Task brief =
Strip the pictures and reproduce the rest of the listing exactly.

Data extract =
::::::::

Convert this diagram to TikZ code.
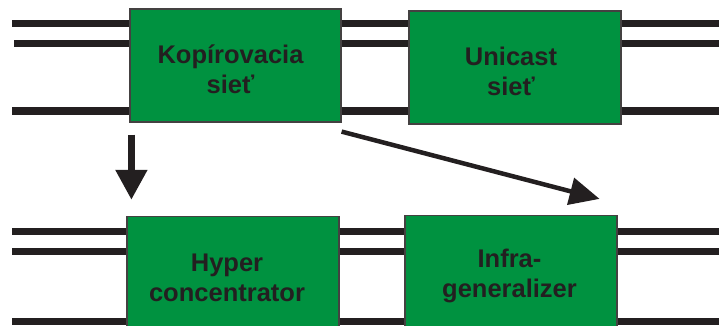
\documentclass[tikz,border=0pt]{standalone}
\usepackage{fontspec}
\setmainfont{Liberation Sans}
\usetikzlibrary{arrows.meta}

\definecolor{netgreen}{RGB}{0,146,64}
\definecolor{ink}{RGB}{35,31,32}

\begin{document}
\begin{tikzpicture}[x=1pt, y=-1pt,
  netbox/.style={draw=ink!85, line width=1.2pt, fill=netgreen,
                 minimum width=212pt, minimum height=113pt},
  netlabel/.style={align=center, inner sep=0pt, text=ink,
                   font=\fontsize{25.5}{30}\selectfont\bfseries},
  bus/.style={draw=ink, line width=7pt},
  arr/.style={draw=ink, -{Triangle[length=30pt, width=30pt]}, line width=7.5pt}]
\useasboundingbox (0,0) rectangle (719,326);
\clip (0,0) rectangle (719,326);

% the four switching stages
\node[netbox, minimum width=211pt,
  label={[netlabel, xshift=-5pt, yshift=-4pt]center:{Kopírovacia\\sieť}}]
  (kop) at (235.5,65.5) {};
\node[netbox,
  label={[netlabel, xshift=-4pt, yshift=-4pt]center:{Unicast\\sieť}}]
  (uni) at (515,67.5) {};
\node[netbox,
  label={[netlabel, xshift=-6pt, yshift=-5pt]center:{Hyper\\concentrator}}]
  (hyp) at (233,273) {};
\node[netbox,
  label={[netlabel, xshift=-1.5pt, yshift=-4pt]center:{Infra-\\generalizer}}]
  (inf) at (511,272) {};

% input/output lines of each row
\foreach \y/\s [count=\i] in {24/12, 44/14, 111/12} {
  \coordinate (in\i) at (\s,\y);
  \coordinate (out\i) at (725,\y);
  \draw[bus] (in\i) -- (kop.west |- in\i);
  \draw[bus] (kop.east |- in\i) -- (uni.west |- in\i);
  \draw[bus] (uni.east |- in\i) -- (out\i);
}
\foreach \y [count=\i] in {231, 251, 321} {
  \coordinate (lin\i) at (12,\y);
  \coordinate (lout\i) at (725,\y);
  \draw[bus] (lin\i) -- (hyp.west |- lin\i);
  \draw[bus] (hyp.east |- lin\i) -- (inf.west |- lin\i);
  \draw[bus] (inf.east |- lin\i) -- (lout\i);
}

% transformations
\draw[arr] ([xshift=2pt, yshift=-12pt]kop.south west)
  -- ([xshift=5pt, yshift=16pt]hyp.north west);
\draw[arr, line width=4.5pt, -{Triangle[length=30pt, width=27pt]}]
  ([yshift=-9pt]kop.south east) -- ([xshift=-18pt, yshift=16pt]inf.north east);
\end{tikzpicture}
\end{document}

::::::::

Solution for this problem =
Convert this diagram to TikZ code.
\documentclass[tikz,border=0pt]{standalone}
\usepackage{fontspec}
\setmainfont{Liberation Sans}
\usetikzlibrary{arrows.meta}

\definecolor{netgreen}{RGB}{0,146,64}
\definecolor{ink}{RGB}{35,31,32}

\begin{document}
\begin{tikzpicture}[x=1pt, y=-1pt,
  netbox/.style={draw=ink!85, line width=1.2pt, fill=netgreen,
                 minimum width=212pt, minimum height=113pt},
  netlabel/.style={align=center, inner sep=0pt, text=ink,
                   font=\fontsize{25.5}{30}\selectfont\bfseries},
  bus/.style={draw=ink, line width=7pt},
  arr/.style={draw=ink, -{Triangle[length=30pt, width=30pt]}, line width=7.5pt}]
\useasboundingbox (0,0) rectangle (719,326);
\clip (0,0) rectangle (719,326);

% the four switching stages
\node[netbox, minimum width=211pt,
  label={[netlabel, xshift=-5pt, yshift=-4pt]center:{Kopírovacia\\sieť}}]
  (kop) at (235.5,65.5) {};
\node[netbox,
  label={[netlabel, xshift=-4pt, yshift=-4pt]center:{Unicast\\sieť}}]
  (uni) at (515,67.5) {};
\node[netbox,
  label={[netlabel, xshift=-6pt, yshift=-5pt]center:{Hyper\\concentrator}}]
  (hyp) at (233,273) {};
\node[netbox,
  label={[netlabel, xshift=-1.5pt, yshift=-4pt]center:{Infra-\\generalizer}}]
  (inf) at (511,272) {};

% input/output lines of each row
\foreach \y/\s [count=\i] in {24/12, 44/14, 111/12} {
  \coordinate (in\i) at (\s,\y);
  \coordinate (out\i) at (725,\y);
  \draw[bus] (in\i) -- (kop.west |- in\i);
  \draw[bus] (kop.east |- in\i) -- (uni.west |- in\i);
  \draw[bus] (uni.east |- in\i) -- (out\i);
}
\foreach \y [count=\i] in {231, 251, 321} {
  \coordinate (lin\i) at (12,\y);
  \coordinate (lout\i) at (725,\y);
  \draw[bus] (lin\i) -- (hyp.west |- lin\i);
  \draw[bus] (hyp.east |- lin\i) -- (inf.west |- lin\i);
  \draw[bus] (inf.east |- lin\i) -- (lout\i);
}

% transformations
\draw[arr] ([xshift=2pt, yshift=-12pt]kop.south west)
  -- ([xshift=5pt, yshift=16pt]hyp.north west);
\draw[arr, line width=4.5pt, -{Triangle[length=30pt, width=27pt]}]
  ([yshift=-9pt]kop.south east) -- ([xshift=-18pt, yshift=16pt]inf.north east);
\end{tikzpicture}
\end{document}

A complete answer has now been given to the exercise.